Morales, now in Argentina, has been in exile since he was forced to resign in November last year under pressure from the Bolivian military and his political opponents over accusations of electoral fraud in what he said was a US-backed coup d’état against his administration.
Speaking before a crowd of thousands of people in a sports stadium in Buenos Aires on Wednesday, the 60-year-old said he won the disputed October election and praised his government policies, such as nationalizing Bolivian industries.
“It has not been an easy path and, it must be said, it has been necessary to make a profound change,” Morales said. “I thank the present listeners in this very important event, the 14-year anniversary of the plurinational state, for accompanying me, for not abandoning me.”
The leftist leader made the remark a day after Bolivia’s Congress formally accepted his resignation and that of his deputy, Alvaro Garcia Linera.
Morales, who had been in power for nearly 14 years, was initially granted asylum in Mexico after his resignation. He vowed not to back down and continue fighting from abroad. Bolivia’s first indigenous president later left Mexico for Argentina, where leftist leader Alberto Fernandez took office in December 2019.
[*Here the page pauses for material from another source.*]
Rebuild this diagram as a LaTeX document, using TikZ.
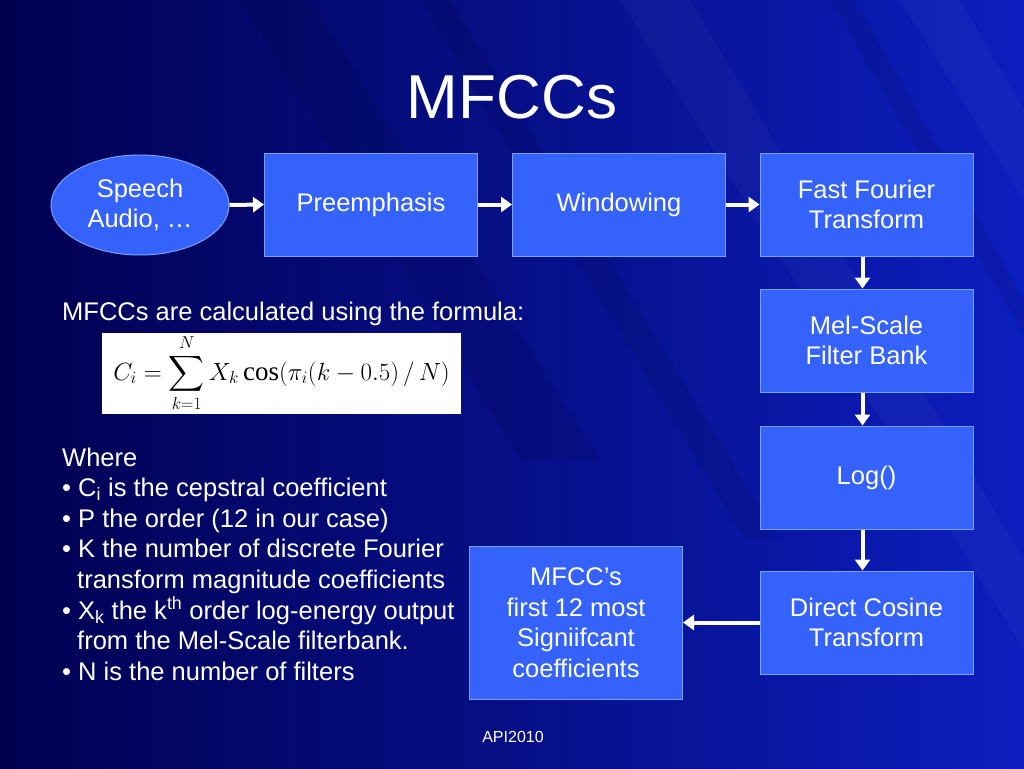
\documentclass[tikz,border=0pt]{standalone}
\usepackage{exscale}
\usepackage{fontspec}
\setmainfont{Liberation Serif}
\newfontfamily\arial{Liberation Sans}
\usetikzlibrary{shapes.geometric,arrows.meta}
\definecolor{bgA}{RGB}{0,0,80}
\definecolor{bgB}{RGB}{0,4,138}
\definecolor{bgC}{RGB}{12,30,190}
\definecolor{boxfill}{RGB}{52,98,250}
\definecolor{boxline}{RGB}{120,160,255}
\tikzset{
  stepbox/.style={draw=boxline, line width=1pt, fill=boxfill, text=white,
    minimum width=213pt, minimum height=103pt, inner sep=0pt, align=center,
    font=\arial\fontsize{25.5}{30.5}\selectfont},
  flow/.style={draw=white, line width=4pt, -{Triangle[width=15pt,length=11pt]}},
  bodytext/.style={anchor=base west, text=white, inner sep=0pt,
    font=\arial\fontsize{25.5}{30}\selectfont},
  streak/.style={fill=black, fill opacity=0.08},
  lstreak/.style={fill=white, fill opacity=0.03}
}
\begin{document}
\begin{tikzpicture}[x=1pt,y=-1pt]
\useasboundingbox (0,0) rectangle (1024,768);
\shade[left color=bgA, middle color=bgB, right color=bgC] (0,0) rectangle (1024,768);
% subtle diagonal streaks
\fill[streak] (240,0) -- (310,0) -- (600,460) -- (520,460) -- cycle;
\fill[streak] (420,0) -- (450,0) -- (780,540) -- (745,540) -- cycle;
\fill[lstreak] (620,0) -- (690,0) -- (1024,560) -- (1024,650) -- cycle;
\fill[streak] (830,0) -- (855,0) -- (1024,300) -- (1024,335) -- cycle;
\fill[lstreak] (900,0) -- (960,0) -- (1024,110) -- (1024,200) -- cycle;

% title
\node[text=white, font=\arial\fontsize{62}{70}\selectfont, anchor=base] (title) at (512,118) {MFCCs};

% flow
\node[ellipse, draw=boxline, line width=1pt, fill=boxfill, text=white,
  minimum width=178pt, minimum height=100pt, inner sep=0pt, align=center,
  font=\arial\fontsize{25.5}{30.5}\selectfont] (speech) at (140,205) {Speech\\Audio, \dots};
\node[stepbox] (pre) at (371,204.5) {Preemphasis};
\node[stepbox] (win) at (619,204.5) {Windowing};
\node[stepbox] (fft) at (866.5,204.5) {Fast Fourier\\Transform};
\node[stepbox] (mel) at (866.5,340.5) {Mel-Scale\\Filter Bank};
\node[stepbox] (log) at (866.5,477.5) {Log()};
\node[stepbox] (dct) at (866.5,622.5) {Direct Cosine\\Transform};
\node[stepbox, minimum height=153pt] (mfcc) at (576,622.5) {MFCC’s\\first 12 most\\Signiifcant\\coefficients};

\draw[flow] (speech.east) -- (pre.west);
\draw[flow] (pre.east) -- (win.west);
\draw[flow] (win.east) -- (fft.west);
\draw[flow] ([xshift=-4pt]fft.south) -- ([xshift=-4pt]mel.north);
\draw[flow] ([xshift=-4pt]mel.south) -- ([xshift=-4pt]log.north);
\draw[flow] ([xshift=-4pt]log.south) -- ([xshift=-4pt]dct.north);
\draw[flow] (dct.west) -- (mfcc.east);

% formula
\node[bodytext] (intro) at (62,320) {MFCCs are calculated using the formula:};
\node[fill=white, minimum width=359pt, minimum height=81pt, inner sep=0pt,
  font=\fontsize{27}{30}\selectfont] (formula) at (281.5,373.5)
  {$\displaystyle C_i=\sum_{k=1}^{N}X_k\cos(\pi_i(k-0.5)\,/\,N)$};

% explanation
\node[bodytext] (l0) at (62,466) {Where};
\node[bodytext] (l1) at (62,496.6) {• C\textsubscript{i} is the cepstral coefficient};
\node[bodytext] (l2) at (62,527.2) {• P the order (12 in our case)};
\node[bodytext] (l3) at (62,557.8) {• K the number of discrete Fourier};
\node[bodytext] (l4) at (77,588.4) {transform magnitude coefficients};
\node[bodytext] (l5) at (62,619) {• X\textsubscript{k} the k\textsuperscript{th} order log-energy output};
\node[bodytext] (l6) at (77,649.6) {from the Mel-Scale filterbank.};
\node[bodytext] (l7) at (62,680.2) {• N is the number of filters};

\node[text=white, font=\arial\fontsize{16}{18}\selectfont] (footer) at (513,737) {API2010};
\end{tikzpicture}
\end{document}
Bolivian prosecutors have issued an arrest warrant for Morales over allegations of sedition and terrorism, leveled by the government of Jeanine Anez, Bolivia’s right-wing interim president. Morales has denied the charges.
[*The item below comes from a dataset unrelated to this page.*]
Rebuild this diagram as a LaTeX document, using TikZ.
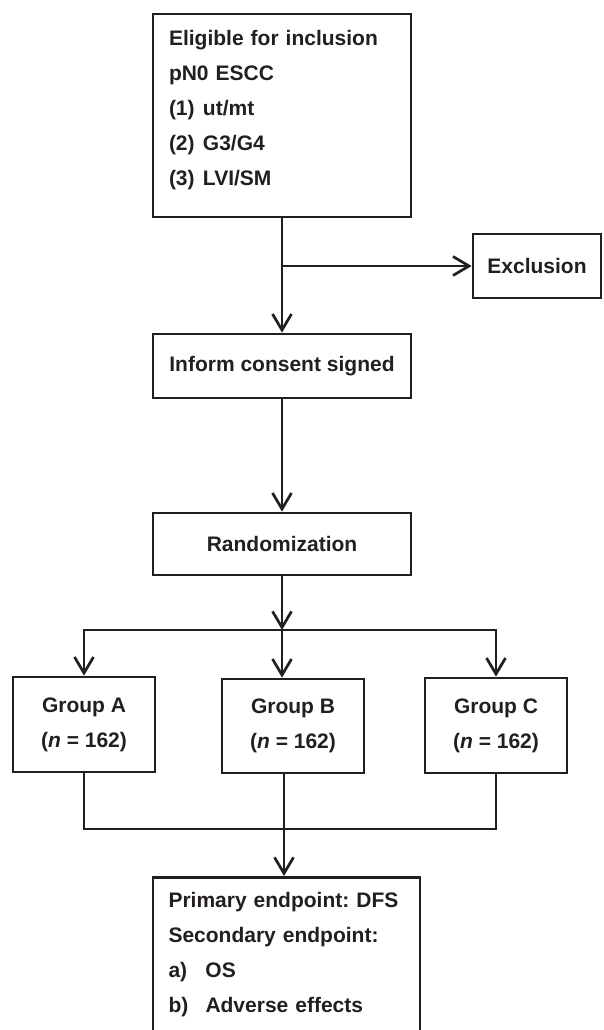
\documentclass[tikz,border=0pt]{standalone}
\usepackage{fontspec}
\setmainfont{Liberation Sans}
\usepackage{xcolor}
\usepackage{tikz}
\usetikzlibrary{arrows.meta,positioning,calc}
\definecolor{ink}{RGB}{35,31,32}
\tikzset{
  flowbox/.style={draw=ink, line width=2.7pt, inner sep=0pt, text=ink, align=center},
  listbox/.style={flowbox, inner xsep=16pt, align=left},
  arr/.style={-{Straight Barb[length=16pt,width=19pt]}, ink, line width=2.7pt},
  link/.style={ink, line width=2.7pt},
}
\begin{document}
\begin{tikzpicture}[x=1pt, y=-1pt, font=\bfseries\fontsize{21}{35}\selectfont]
  \useasboundingbox (0,0) rectangle (603,1030);
  \node[listbox, text width=226pt, minimum height=203pt] (elig) at (282,115.5)
    {Eligible for inclusion\\
     pN0 ESCC\\
     \makebox[34pt][l]{(1)}ut/mt\\
     \makebox[34pt][l]{(2)}G3/G4\\
     \makebox[34pt][l]{(3)}LVI/SM\rule[-15pt]{0pt}{15pt}};
  \node[flowbox, minimum width=128pt, minimum height=64pt] (excl) at (537,266) {Exclusion};
  \node[flowbox, minimum width=258pt, minimum height=64pt] (consent) at (282,366) {Inform consent signed};
  \node[flowbox, minimum width=258pt, minimum height=62pt] (rand) at (282,544) {Randomization};
  \node[flowbox, minimum width=142pt, minimum height=95pt] (grpA) at (84,724.5) {Group A\\(\textit{n} = 162)};
  \node[flowbox, minimum width=142pt, minimum height=94pt] (grpB) at (293,726) {Group B\\(\textit{n} = 162)};
  \node[flowbox, minimum width=142pt, minimum height=95pt] (grpC) at (496,725.5) {Group C\\(\textit{n} = 162)};
  \node[listbox, anchor=north, text width=236pt, inner xsep=15.5pt, inner ysep=15pt] (endpt) at (286.5,876)
    {\mbox{Primary endpoint:\ DFS}\\
     \mbox{Secondary endpoint:}\\
     \makebox[37pt][l]{a)}OS\\
     \makebox[37pt][l]{b)}\mbox{Adverse effects}\rule[-60pt]{0pt}{60pt}};
  \coordinate (exbranch) at (282,266);
  \coordinate (fork) at (282,630);
  \coordinate (merge) at (284,829);
  \draw[arr] (elig.south) -- (consent.north);
  \draw[arr] (exbranch) -- (excl.west);
  \draw[arr] (consent.south) -- (rand.north);
  \draw[arr] (rand.south) -- (fork);
  \draw[arr] (fork) -| (grpA.north);
  \draw[arr] (fork) -- (fork |- grpB.north);
  \draw[arr] (fork) -| (grpC.north);
  \draw[link] (grpA.south) |- (merge);
  \draw[link] (grpC.south) |- (merge);
  \draw[arr] (grpB.south -| merge) -- (endpt.north -| merge);
\end{tikzpicture}
\end{document}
The new Bolivian regime has also threatened to imprison Morales for the rest of his life.
‘We will return to government’
Morales, who is barred from running for president again, also announced during the Wednesday event that his Movement Toward Socialism (MAS) Party would return to power in the upcoming elections.
“I am convinced sisters and brothers, it is a matter of time. We will recover democracy and we will return to the government. We will return to the government not with weapons like the right, not with bullets like fascist racists. We will return on May 3 to the government with the conscience of the people, with the vote of the Bolivian people, pacifying, democratizing,” Morales said.
“Now that they provoked us, now that they provoked me, now that they expelled me and they do not want me to return to Bolivia, I want to tell you here that with more force, with more energy, I will continue doing politics to defeat the Bolivian right, I have no fear.”
Morales on Sunday named his former economy minister, Luis Arce Catacora, as the MAS’s presidential candidate, with former foreign minister, David Choquehuanca, as his running mate in Bolivia’s May 3 elections.
On Wednesday, hundreds of people took to the streets of the central Bolivian city of Cochabamba to show their support for Morales and his party’s candidates in Bolivia’s upcoming general elections.